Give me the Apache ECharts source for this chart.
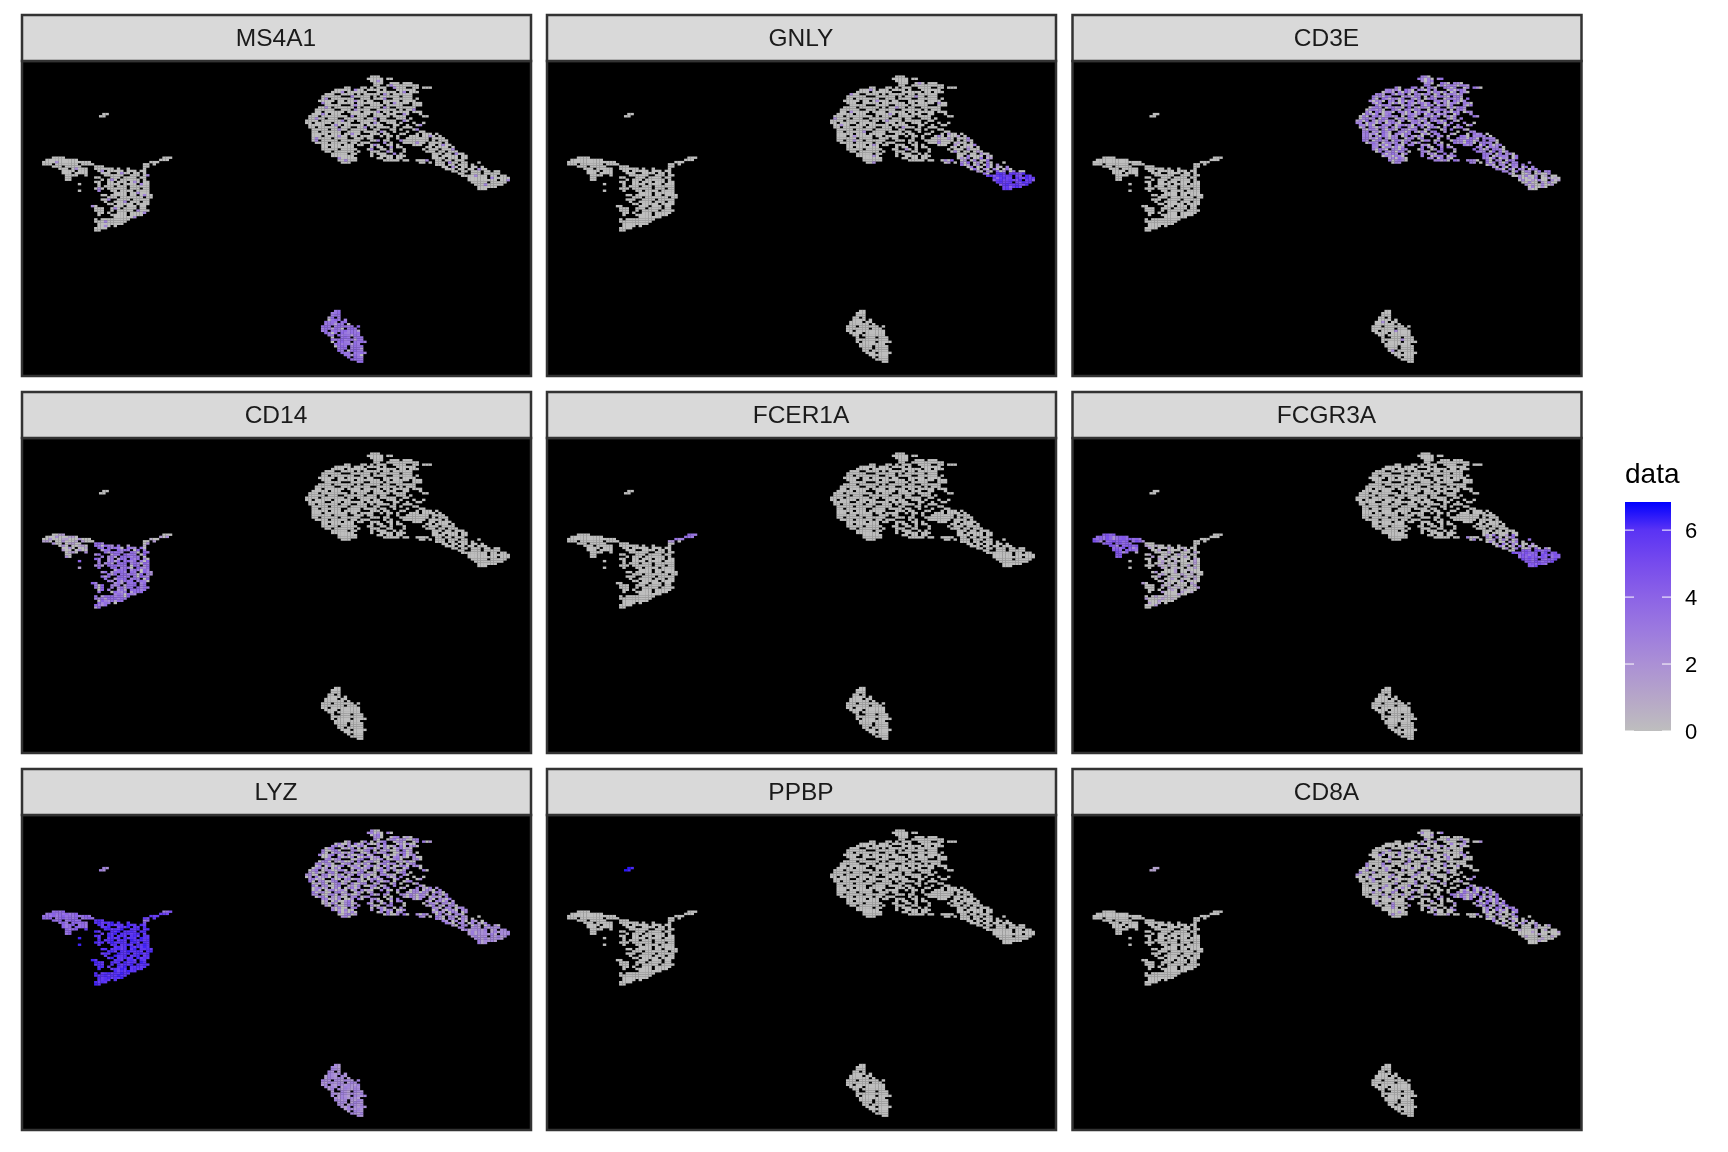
<!DOCTYPE html>
<html><head><meta charset="utf-8">
<style>html,body{margin:0;padding:0;background:#fff}#c{width:1728px;height:1152px}</style>
<script src="https://cdn.jsdelivr.net/npm/echarts@6/dist/echarts.min.js"></script>
</head><body><div id="c"></div>
<script>
const genes = ['MS4A1','GNLY','CD3E','CD14','FCER1A','FCGR3A','LYZ','PPBP','CD8A'];
const legendTicks = [0,2,4,6];
const legendMax = 6.84;

// Cell positions (grid column,row = mask offset + char position).
// Letters mark the population: m main, n tail, q lower tail, e tail end, w wing, b body, s streak, i island, B B-cells
const mainOrigin = [87.1,6.6];
const mainMask = [
"....................mmm",
"...................mmmmm.mm",
"....................mmmm",
".....................mmm..mmm.mmm",
".....................mm..mmmmmmmmmm.",
"............mm...mm.m.mmm..mmmm..mm.mmm",
".........mmmmm.mmm.mmmm.m...mmmmmm",
"........mmmm.mmmmmm...mmmmmm.mm.mmm",
"......mmm..mmmm.m.mmmmm.mm.mmmmmm",
".....mmmmmm...mmmmmm.m.mmmmmm.mmm",
".....mm.mmmmmmm..mmm.mmmm..mmmmmm.m",
"....mmmmm.mm.mmmmm.mm...mmmmm.mmmm",
".....mmm..mmmmm.mmmmmmm.mm.mmmmm.mmm",
"......mmmmm...mmmm..mmmm.mmmmm...mmm",
"....mmmm.mmmmmm.m.mmmmm.mm..mmmmmm",
"...mmmmmm..mmm.mmmmm..mmmmmm.m.mmm",
"...mm.mmmmmm.mmmm.mmmmm.mm.mmmmm.mmm",
"..mmmmm.mmm...mmmmmm.mmm.mmm..mm...m",
".mmm.mmmmmmmm.m.mmm..mmmmm.mmmm.....mm",
".mmmmm.mmm..mmmmmm.mmm.mm...mmm.m",
"mmmm.mmmmmmm.mm.mmmmmm.mmmmm..mm",
"mm.mmmmm.mmmmm...mmm.mm..mmm.m...m..m",
".mmmmm..mmm.mmmmmm.mmmmm...mm..m..mm",
".mm.mmmmmm.mmm..mmm.m.mmmm.m..mmm",
"..mmmmm.mmmmm.mmmmm..mm...mm.m...mm",
"..mm.mmmmmm..mmmm.mmmm.mm..m...m...nn",
"..mmmmm.mmm.mmmmm...mmm.mm...mm...n.nnn.n",
"..mmm.mmmmmmm.mm.mmmm..m.mm.m...nnn.nnnn.n",
"..mmmmmm.mmmm..mmm.mm....m..m..nnnnnnn.nnnn",
"..mm.mmmmm.mmmmmm...mmm.mm...nnnnnnnnn.n.nnn",
"...mmmm.mmmmm.mm.mmm....m.m...nnnnnnn.nnnn.n",
".....mmmmmm.mmm.mm..mmm..mm.m....nnn..nn.nnnn",
".....mm.mmmmmmm.....m.mm..m.mm.......nn.nnnn.n",
".....mmmmm.mmmmm...mm..mm.m...m.....n.nnn.nnnn",
"......mm.mmmmmm.m...mmm..mm...m......nnn.nn.nnn",
"........mmmmm.mm....m.mmm..m.m.........nnn.nn.nnn",
"........mmmmmmm.....m..mmmm.mmm........nn.nnnnn.nn",
"..........mmmmmm......mm.mm.mm.........qqqq.qqq.qq",
"..........mmmmmm........mmmmm.mm..qqqq..qq.qq.qqq",
"...........mmm.....................qq.q.qqq.qqq.qq...q",
"........................................qqq.qq.qqq.q",
"..........................................qq.qq.qq.qq.q",
"...........................................qqq.qq.qq.qqq",
".............................................qq.qq.qqq.qq.qq",
"...............................................qq..eee.eeeee",
"................................................eeeeeeee.ee.ee",
"..................................................eeeeee.eeeeee",
"..................................................eeeeeeeee.eee",
"...................................................eeeee.eeeee",
"....................................................eeeeeeeee",
".....................................................eeeeee",
".....................................................eee"
];
const leftOrigin = [6.2,43.4];
const leftMask = [
"...wwww..............................sss",
".wwwwwwwwww.........................sss",
"wwwwwwwwwwwwwww..................sss",
"www.wwwwwww.wwww...............ss.s",
"...www.wwwww....bbb............ss",
".....www.wwwww..bbbbbb.b..b....s",
"......wwww.www...bb.bbbbb.bbb.bs",
"......www.wwww....bbb..bbbb.bb.b",
".......wwww..b.....bbbbbb..bbb.bb",
".......ww.......bb...bbb.bbbb.bb",
".......ww.........b.bbb.bbbbbb.b",
"................bb..bb.bbb.bbb.bb",
"...........b.....b..bbbb.bbbb.bbb",
".................b.bbb.bbb.bbbbbb",
"................bbb.bbbbbb.bbb.bb",
"...........b.....b...bb.bbbb.bbbb",
"......................bbbb.bbbbbb",
"..................bb.bbbbb.bb.bbbb",
"....................bbb.bbbbbbb.bb",
"..................bbb..bbbb.bbbbb",
"...................b..bbbb.bbb.bb",
"....................bb.bbbbb.bbbb",
"...............bb.....bbb.bbb.bb",
"................bbb..bbb.bbbb.bb",
"................bbb..b.bbbbb.bbbb",
".................bb.b..bbb.bbbbb",
".................b...bbbbb.bbbb",
"......................bbbbbbb",
"................b.bbbbbbbbb",
"................bbbbbbbbbb",
".................bbbbbbbb",
".................bbbb.b",
"................bbbb",
"................bb"
];
const bOrigin = [92,113];
const bMask = [
"....BB",
"...BBB",
"...BBB",
"..BB.B",
"..BBBB.B",
".BBBB.BB",
".BBBBBB.B",
"BBB.BBBBBB.B",
"BBBBBBB.BBB",
"BB.BBBBBBBBB",
".BBBB.BBBBBB",
"..BB.BBBBBBB",
"...B..BBB.BBB",
"...BBBBBBBBBB",
"...B.BBBB.BBBB",
"....BBBBBBBB",
"....BBBB.BBBB",
".....BBB.BBBB",
".....BB.BBBBB",
"......BBB.BBBB",
".......BBBBBB",
"........B.BBB",
".........BBBB",
"...........BB"
];
const islandOrigin = [23.7,23.6];
const islandMask = [".ii","ii"];

// Estimated expression levels per population (listed levels repeat along the cells)
const rare = [0,0,0,0,0,0,0,0,0,0,0,0,1.8,0,0,0,0,0,0,0,0,0,0,0,0,0,2.1,0,0,0,0];
const faint = [0,0,0,0,0,0,0,0,0,0,0,0,0,0,0,0,0,0,1.6,0,0,0,0,0,0,0,0,0,0,0,0,0,0,0,0,0,0];
const none = [0];
const levelsMS4A1 = {m:rare,n:rare,q:rare,e:rare,w:faint,b:rare,s:none,i:none,
  B:[2.6,3,2.4,2.8,3.2,2.2,2.9,2.7,0.8,3.1,2.5,0,2.8,3.3,2.6,2.3,3]};
const levelsGNLY = {m:faint,n:[0,0,0,1.5,0,0,0,0,2.2,0,0,0,0,1,0,0,0],q:[0,1.5,0,2.5,0,0,3,0,1,0,2,0,3.5],
  e:[5,5.4,4.6,4.8,5.2,4.4,4,5.6,4.7,5.1,3.4],w:none,b:none,s:none,i:none,B:none};
const levelsCD3E = {m:[2.2,1.8,0,2.6,2,0,2.4,0,1.9,2.8,1.5,0,2.1,2.5,0.8,2.3,0,3,1.7,0],
  n:[2.4,2,0,2.8,1.6,2.2,0,3,2.5,0,1.9,2.6],q:[2.4,1.8,0,2.6,0,2.2,1.5,0,2.8,2],e:[0,0,1.6,0,0.8,0,0,2,0,0,1.2,0,2.3],
  w:none,b:none,s:none,i:none,B:faint};
const levelsCD14 = {m:none,n:none,q:none,e:none,w:[0,0,0.8,1,0,0,0,1.5,0],
  b:[2.8,3.2,2,3,2.5,0,3.4,2.2,1.5,2.9,0.8,3.1],s:[0,0,0,1,0,1.5,0.5,0],i:none,B:none};
const levelsFCER1A = {m:none,n:none,q:none,e:none,w:none,b:none,
  s:[3,2.8,2.5,3,2.6,2.4,2.8,2,2.4,1.2,1.5,0,0,0,0,0,0,0,0,0,0,0,0,0,0],i:none,B:none};
const levelsFCGR3A = {m:none,n:none,q:[0,1.5,0,2.5,0,0,1,3,0,2,0,0],e:[3.5,4,3,4.2,3.6,2.8,3.8,3.2,4.4],
  w:[3.6,4,3.2,3.8,3,3.5,2.6,4.2,3.4,1.5,3],b:[0,0,0,1,0,0,0.6,0,0,0,0,1.2,0],s:none,i:none,B:none};
const levelsLYZ = {m:[2,0,0,1.8,2.4,0,1.2,0,2.2,0,0,1.6,2.6,0,1.4],n:[1.8,0,2.2,1,0,2.4,1.4,0,2],q:[1.8,0,2.2,1,0,2.4,1.4,0,2],
  e:[1.5,2,1,2.4,0.8,1.8],w:[2.8,3.2,2.6,3.4,2.4,3,3.6],b:[5.2,5.6,5,5.4,5.8,4.8,5.5,5.1,6,5.3],
  s:[2.2,3,4.2,4.8,5,4.6,5.2,4.8,5,5.2,4.4,5],i:[2.2,1.5],B:[1.8,1.2,2,1.5,0.9,2.2]};
const levelsPPBP = {m:none,n:none,q:none,e:none,w:none,b:none,s:none,i:[6.3,5.8],B:none};
const levelsCD8A = {m:[0,0,0,0,1.8,0,0,0,0,2.2,0,0,0,1.5,0,0,0,0,0],n:[2.5,0,3,2,0,2.8,1.5,0,2.2,0,3.2,0],q:[0,2,0,0,1.5,0,0,0,2.5,0,0],
  e:[0,0,0,1,0,0,0],w:none,b:none,s:none,i:[0.8],B:none};
const geneLevels = [levelsMS4A1,levelsGNLY,levelsCD3E,levelsCD14,levelsFCER1A,levelsFCGR3A,levelsLYZ,levelsPPBP,levelsCD8A];

const clusters = [[mainOrigin,mainMask],[leftOrigin,leftMask],[bOrigin,bMask],[islandOrigin,islandMask]];
function geneData(levels){
  const counters = {}, out = [];
  clusters.forEach(([o,mask])=>mask.forEach((row,r)=>{
    for(let c=0;c<row.length;c++){
      const k=row[c];
      if(k==='.'||k===' ') continue;
      const i=counters[k]||0; counters[k]=i+1;
      const list=levels[k];
      out.push([o[0]+c+0.5,o[1]+r+0.5,list[i%list.length]]);
    }
  }));
  return out.sort((a,b)=>a[2]-b[2]);
}

const colLefts=[22,547,1072.5], rowTops=[61,438,815];
const panelW=509, panelH=315, stripH=46;
const grids=[],xAxes=[],yAxes=[],series=[],graphics=[];
genes.forEach((g,i)=>{
  const cx=colLefts[i%3], top=rowTops[Math.floor(i/3)];
  grids.push({left:cx,top:top,width:panelW,height:panelH,show:true,backgroundColor:'#000',borderColor:'#333333',borderWidth:2.5,z:1});
  xAxes.push({type:'value',gridIndex:i,min:0,max:156.6,show:false});
  yAxes.push({type:'value',gridIndex:i,min:0,max:143,inverse:true,show:false});
  series.push({type:'scatter',xAxisIndex:i,yAxisIndex:i,data:geneData(geneLevels[i]),symbol:'rect',symbolSize:[3.4,2.4],silent:true,animation:false,z:3,itemStyle:{opacity:1}});
  graphics.push({type:'rect',shape:{x:cx,y:top-stripH,width:panelW,height:stripH},style:{fill:'#d9d9d9',stroke:'#333333',lineWidth:2.5},z:5});
  graphics.push({type:'text',x:cx+panelW/2-0.5,y:top-stripH/2+1,style:{text:g,fill:'#1a1a1a',font:'24.5px "Liberation Sans"',textAlign:'center',textVerticalAlign:'middle'},z:6});
});
const gradientStops=[[0,'#bebebe'],[1,'#b6a6c8'],[2,'#ab90d5'],[3,'#9c7adf'],[4,'#8c63e6'],[5,'#774bed'],[6,'#5a33f4'],[6.84,'#0000ff']];
grids.push({left:1625,top:502,width:46,height:229,show:false});
xAxes.push({type:'value',gridIndex:9,min:0,max:1,show:false});
yAxes.push({type:'value',gridIndex:9,min:0,max:legendMax,interval:2,position:'right',
  axisLine:{show:false},axisTick:{show:false},splitLine:{show:false},
  axisLabel:{show:true,margin:14,showMaxLabel:false,formatter:'{a|{value}}',
    rich:{a:{color:'#000',fontSize:22,fontFamily:'Liberation Sans',padding:[4,0,0,0]}}}});
series.push({type:'custom',xAxisIndex:9,yAxisIndex:9,data:[[0,0]],silent:true,animation:false,clip:false,
  renderItem:(p,api)=>{
    const a=api.coord([0,legendMax]), b=api.coord([1,0]);
    const children=[{type:'rect',shape:{x:a[0],y:a[1],width:b[0]-a[0],height:b[1]-a[1]},
      style:{fill:{type:'linear',x:0,y:1,x2:0,y2:0,colorStops:gradientStops.map(s=>({offset:s[0]/legendMax,color:s[1]}))}}}];
    legendTicks.forEach(t=>{
      const y=api.coord([0,t])[1];
      children.push({type:'line',shape:{x1:a[0],y1:y,x2:a[0]+9,y2:y},style:{stroke:'#fff',lineWidth:1}});
      children.push({type:'line',shape:{x1:b[0]-9,y1:y,x2:b[0],y2:y},style:{stroke:'#fff',lineWidth:1}});
    });
    return {type:'group',children};
  }});
graphics.push({type:'text',x:1625,y:475,style:{text:'data',fill:'#000',font:'28px "Liberation Sans"',textAlign:'left',textVerticalAlign:'middle'}});

const chart=echarts.init(document.getElementById('c'),null,{renderer:'canvas'});
chart.setOption({animation:false,backgroundColor:'#fff',grid:grids,xAxis:xAxes,yAxis:yAxes,series,graphic:graphics,
  visualMap:{show:false,type:'continuous',seriesIndex:[0,1,2,3,4,5,6,7,8],dimension:2,min:0,max:legendMax,
    inRange:{color:['#bebebe','#b19ccf','#a386da','#9470e2','#8358ea','#6a40f1','#4a28f7','#0000ff']}}});
</script></body></html>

- - - -

Set exercise ▸ Starting at the top of the listing above, please restate word for word each line up to and including the one that holds "const legendMax = 6.84;", omitting every image.

Task response ▸
Give me the Apache ECharts source for this chart.
<!DOCTYPE html>
<html><head><meta charset="utf-8">
<style>html,body{margin:0;padding:0;background:#fff}#c{width:1728px;height:1152px}</style>
<script src="https://cdn.jsdelivr.net/npm/echarts@6/dist/echarts.min.js"></script>
</head><body><div id="c"></div>
<script>
const genes = ['MS4A1','GNLY','CD3E','CD14','FCER1A','FCGR3A','LYZ','PPBP','CD8A'];
const legendTicks = [0,2,4,6];
const legendMax = 6.84;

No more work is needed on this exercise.